Динозавры – идеальные животные для индустрии ностальгии, потому что их никто не помнит. Факт их вымирания является гарантией коммерческого успеха; он позволяет обеспечить тотальную реконструкцию и потенциал глобального экспорта. Никто не будет оскорблен неправильным изображением динозавра, даже активисты по защите прав животных. (В качестве предупреждения тираннозавр в парке Юрского периода сделал упреждающий удар и съел адвоката.) Динозавромания началась как американская национальная навязчивая идея; исследования природы и научные открытия были позже дополнены кинематографическими спецэффектами, которые слились воедино, чтобы воссоздать вымершее существо. Америка стала обетованной землей динозавров. Динозавр – единорог Америки, мифическое животное Нации Природы. У азиатов и европейцев были свой фольклор и свои драконы. У американцев есть свои научные сказки, которые часто связаны с любовью и смертью какого-то доисторического монстра. Красавица-блондинка обычно влюблена в зверя, а мужчина пытается покорить обоих.
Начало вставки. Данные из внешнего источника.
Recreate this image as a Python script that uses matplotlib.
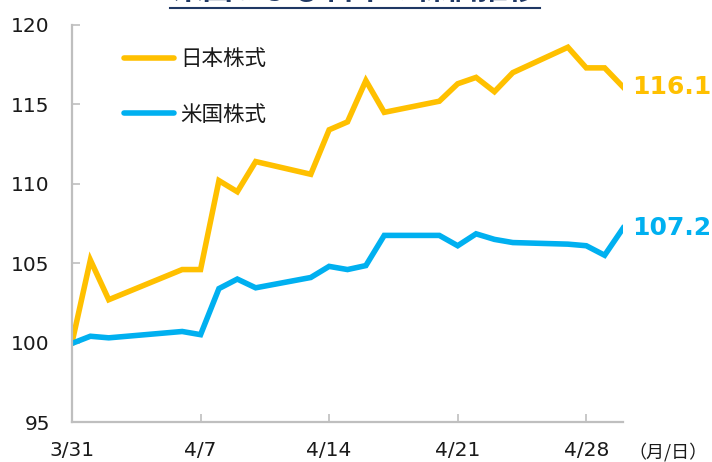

Палеонтология и археология ископаемых были параллелью классической археологии. Если люди эпохи Возрождения в Европе были заняты раскопками своего классического наследия, то возрождение Америки в конце XIX столетия (и, следовательно, начало американской всемирной славы) потребовало своего доисторического наследия, чтобы превзойти Европу в масштабе и возрасте.
«Парк Юрского периода» не является очевидным примером ностальгического кино, и такой выбор может показаться странным даже для самих американцев. Фильм ориентирован в основном на детей, которые, как известно, не ностальгируют. В нем нет ни прустовских моментов индивидуального стремления к обретению утраченных пространства и времени, ни тотального воссоздания в стиле Диснея какого-нибудь маленького городка с одетыми в одежду соответствующей эпохи подростками, целующимися на просторных задних сиденьях автомобилей 1950‐х годов. Фильм иллюстрирует иной тип ностальгии – не психологической, а мифологической, которая связана с героизированной американской национальной идентичностью. Эта мифологическая ностальгия имеет геополитические последствия, поскольку динозавр является созданием всемирной поп-культуры, экспортируемым по всему миру. То, что в Соединенных Штатах может показаться дорогой детской игрой, безобидной и понятной всем, поражает зрителей в других частях мира как образцовая постановка американского мифа – мифа о новом мире, который забыл свою историю и воссоздал предысторию совершенно нового типа.
«Парк Юрского периода» демонстрирует множество ностальгических существ и артефактов. Живое биологическое чудо возникло из янтарной окаменелости, фрагмента неосязаемого прошлого. «Qué lindo» – произносит испаноязычный менеджер мифической строительной площадки. «Как красиво» – эти слова остаются на испанском языке, и не переведены для гринго. На какое-то мгновение повседневный менеджмент на строительной площадке и мелочная озабоченность адвоката страховыми полисами прерываются для скоротечного прозрения. Крошечная полупрозрачная окаменелость с доисторическим насекомым увеличивается объективом камеры как видение таинственной красоты. Янтарная окаменелость – типичный сувенир XIX века, миниатюрный фрагмент меланхолической красоты, memento mori[125], вещица, которая найдет свое место в уютной домашней буржуазной коллекции времен старого мира. В культуре XIX столетия янтарная окаменелость была бы чем-то заветным сама по себе, объектом неутоленной тоски, напоминающим об одной из потерянных цивилизаций и границах познания в эпоху модерна.